Exercise prompt: From the records below, give the number of lines that contain the string "this", without any other text.

======== Data lines ========

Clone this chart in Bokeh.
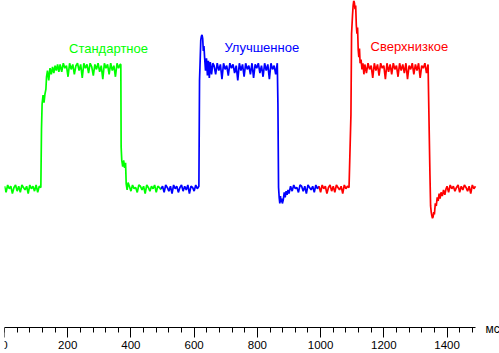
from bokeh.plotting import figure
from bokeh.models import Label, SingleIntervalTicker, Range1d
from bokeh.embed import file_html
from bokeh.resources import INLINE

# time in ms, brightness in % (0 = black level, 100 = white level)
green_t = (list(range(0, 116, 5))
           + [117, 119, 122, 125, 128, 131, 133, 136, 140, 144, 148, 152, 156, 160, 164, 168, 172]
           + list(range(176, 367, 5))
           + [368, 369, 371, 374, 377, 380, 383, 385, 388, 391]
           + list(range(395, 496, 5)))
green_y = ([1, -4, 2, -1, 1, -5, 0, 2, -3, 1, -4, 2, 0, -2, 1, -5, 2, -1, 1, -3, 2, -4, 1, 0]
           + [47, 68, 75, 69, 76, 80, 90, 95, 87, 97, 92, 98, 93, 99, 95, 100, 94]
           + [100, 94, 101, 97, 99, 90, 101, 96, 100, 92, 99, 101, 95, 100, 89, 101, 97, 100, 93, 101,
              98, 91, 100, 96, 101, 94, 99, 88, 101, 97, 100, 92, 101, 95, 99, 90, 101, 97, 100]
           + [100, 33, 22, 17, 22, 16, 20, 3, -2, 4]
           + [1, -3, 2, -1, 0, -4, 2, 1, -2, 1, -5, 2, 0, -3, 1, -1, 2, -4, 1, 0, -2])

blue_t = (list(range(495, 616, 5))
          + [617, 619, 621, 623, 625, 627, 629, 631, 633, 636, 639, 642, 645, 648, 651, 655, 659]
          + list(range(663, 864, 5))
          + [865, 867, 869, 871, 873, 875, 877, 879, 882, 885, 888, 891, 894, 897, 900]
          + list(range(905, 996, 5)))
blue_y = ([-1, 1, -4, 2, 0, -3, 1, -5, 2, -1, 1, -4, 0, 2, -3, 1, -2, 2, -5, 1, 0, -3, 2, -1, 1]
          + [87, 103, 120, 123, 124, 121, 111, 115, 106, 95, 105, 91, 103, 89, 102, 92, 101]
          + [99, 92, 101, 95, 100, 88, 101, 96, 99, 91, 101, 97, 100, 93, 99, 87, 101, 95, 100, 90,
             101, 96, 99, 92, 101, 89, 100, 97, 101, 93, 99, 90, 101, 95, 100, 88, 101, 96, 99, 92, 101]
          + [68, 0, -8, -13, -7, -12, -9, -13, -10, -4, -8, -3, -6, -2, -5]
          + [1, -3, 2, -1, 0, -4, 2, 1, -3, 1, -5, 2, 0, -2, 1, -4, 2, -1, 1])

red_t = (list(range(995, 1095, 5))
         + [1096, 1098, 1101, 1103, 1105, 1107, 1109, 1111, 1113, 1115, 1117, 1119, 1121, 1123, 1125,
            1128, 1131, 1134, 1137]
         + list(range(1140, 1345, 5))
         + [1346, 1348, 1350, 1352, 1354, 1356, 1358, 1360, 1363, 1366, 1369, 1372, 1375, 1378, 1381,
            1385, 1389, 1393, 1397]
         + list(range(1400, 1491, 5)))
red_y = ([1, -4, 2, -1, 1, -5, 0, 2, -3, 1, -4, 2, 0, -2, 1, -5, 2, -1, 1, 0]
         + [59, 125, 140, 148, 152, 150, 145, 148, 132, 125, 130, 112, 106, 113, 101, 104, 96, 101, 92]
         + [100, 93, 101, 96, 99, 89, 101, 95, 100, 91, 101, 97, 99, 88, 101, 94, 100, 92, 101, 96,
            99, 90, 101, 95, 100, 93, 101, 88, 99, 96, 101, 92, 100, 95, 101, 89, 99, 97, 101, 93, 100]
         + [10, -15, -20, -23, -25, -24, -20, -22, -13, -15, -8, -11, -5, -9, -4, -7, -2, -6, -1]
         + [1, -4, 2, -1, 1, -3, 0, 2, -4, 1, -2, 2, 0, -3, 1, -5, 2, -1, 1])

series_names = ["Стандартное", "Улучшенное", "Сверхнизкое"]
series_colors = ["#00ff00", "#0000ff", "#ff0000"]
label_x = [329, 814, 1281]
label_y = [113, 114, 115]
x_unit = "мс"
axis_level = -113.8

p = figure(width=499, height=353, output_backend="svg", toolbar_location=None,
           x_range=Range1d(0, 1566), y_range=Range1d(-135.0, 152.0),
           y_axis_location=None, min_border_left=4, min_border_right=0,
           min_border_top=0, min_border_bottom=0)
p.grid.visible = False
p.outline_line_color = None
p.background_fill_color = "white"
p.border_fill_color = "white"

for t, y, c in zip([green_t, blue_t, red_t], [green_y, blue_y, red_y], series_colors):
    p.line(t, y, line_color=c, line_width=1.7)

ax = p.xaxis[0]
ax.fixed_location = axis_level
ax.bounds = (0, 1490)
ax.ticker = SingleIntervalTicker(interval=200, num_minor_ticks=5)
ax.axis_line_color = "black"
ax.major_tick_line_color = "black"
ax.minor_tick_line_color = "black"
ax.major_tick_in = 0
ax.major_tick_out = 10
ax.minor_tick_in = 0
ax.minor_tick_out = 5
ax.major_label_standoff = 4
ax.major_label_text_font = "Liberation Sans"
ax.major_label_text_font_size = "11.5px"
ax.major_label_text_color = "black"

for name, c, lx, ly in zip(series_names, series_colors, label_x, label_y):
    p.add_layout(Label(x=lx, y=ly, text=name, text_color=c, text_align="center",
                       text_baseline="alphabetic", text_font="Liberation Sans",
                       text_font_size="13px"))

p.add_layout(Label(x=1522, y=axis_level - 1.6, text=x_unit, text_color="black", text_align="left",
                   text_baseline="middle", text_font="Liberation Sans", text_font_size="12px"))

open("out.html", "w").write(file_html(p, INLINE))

========
======== Data lines ========

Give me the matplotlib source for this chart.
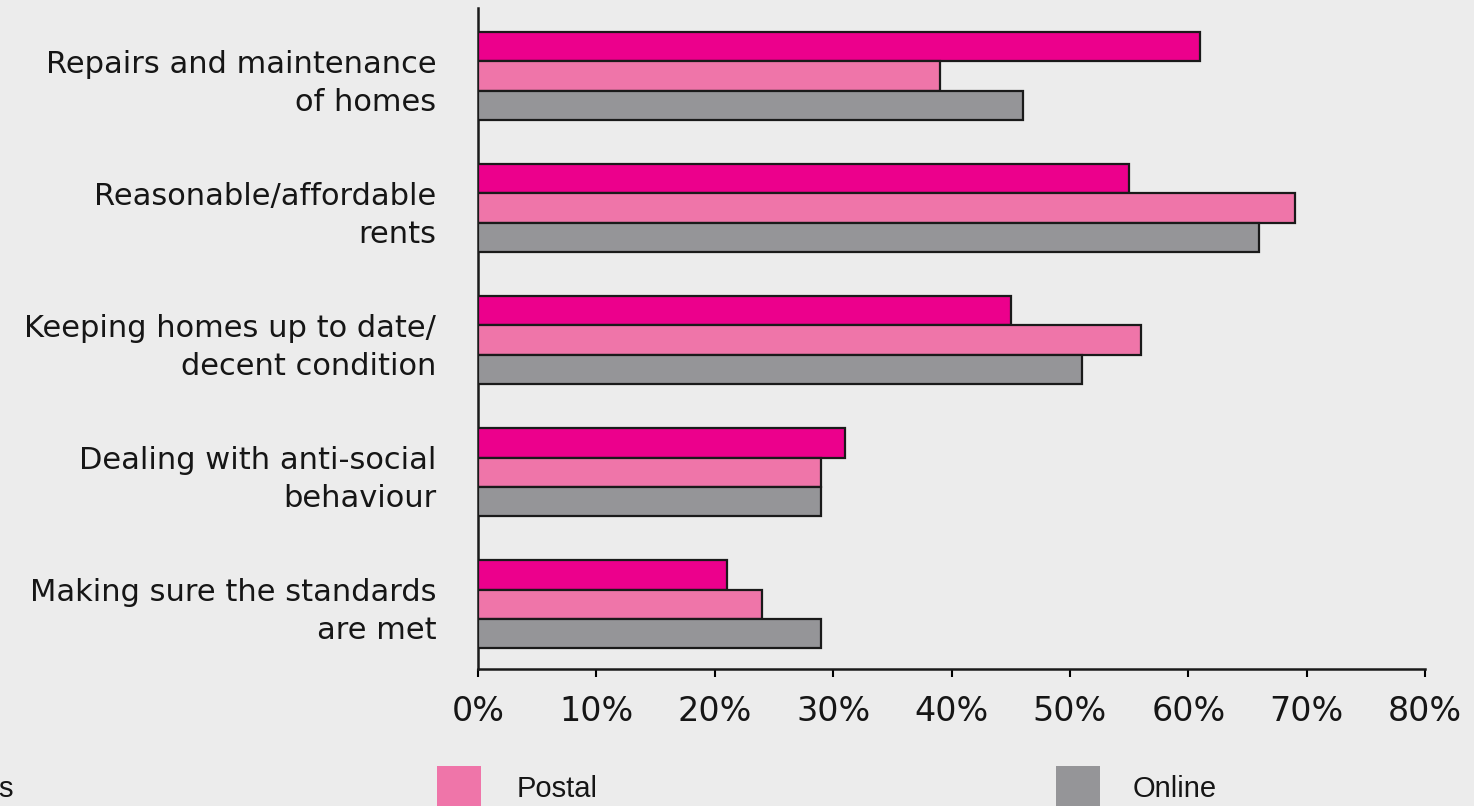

========
======== Data lines ========

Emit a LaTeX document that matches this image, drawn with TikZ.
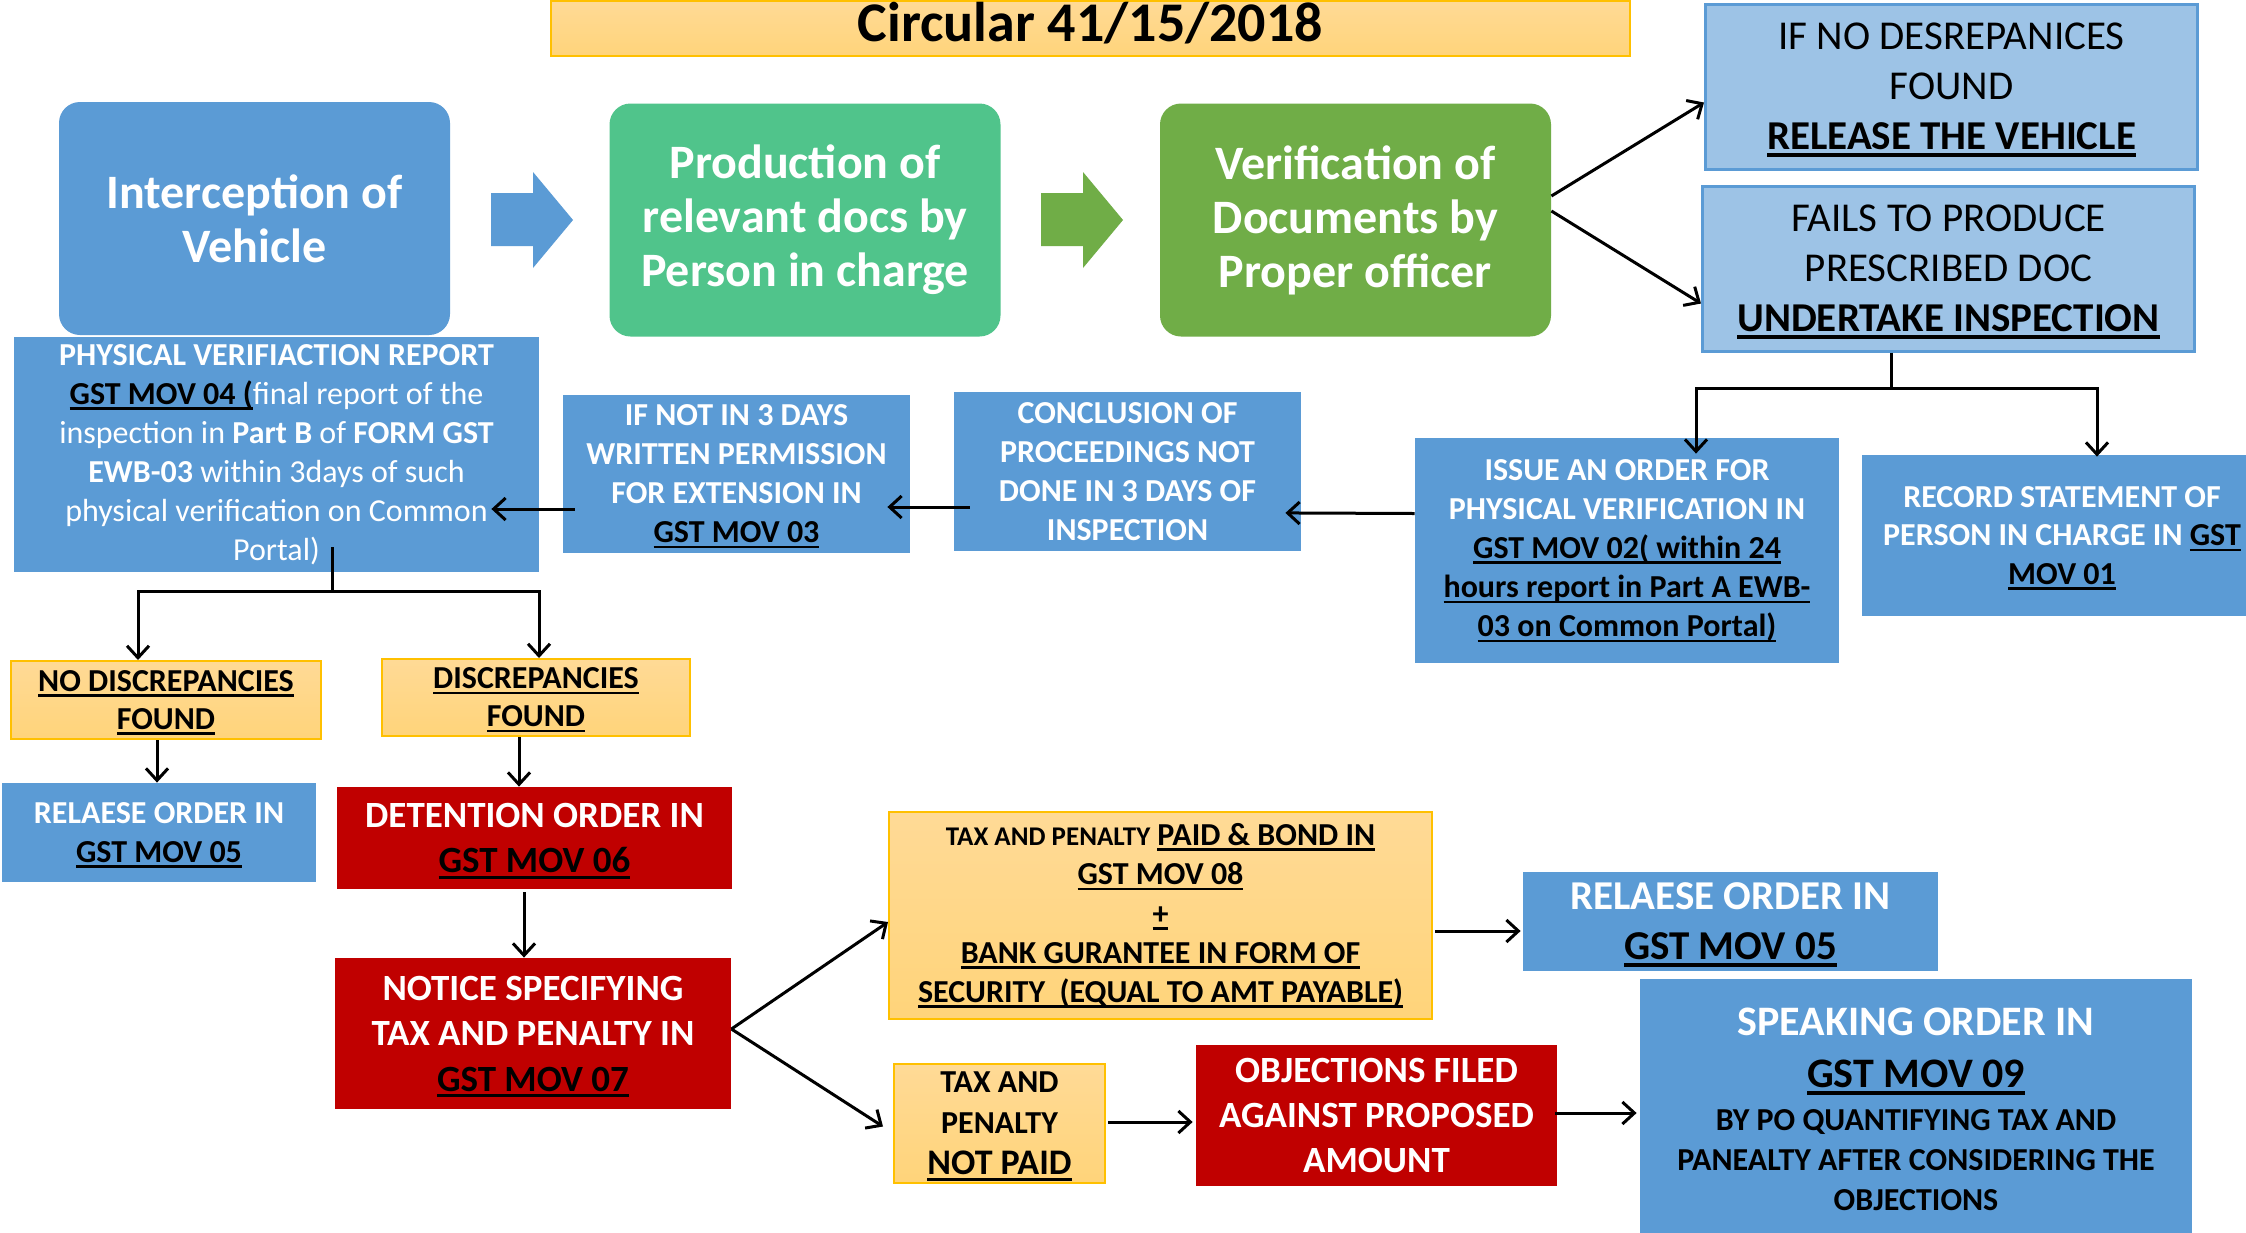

========

The answer: 3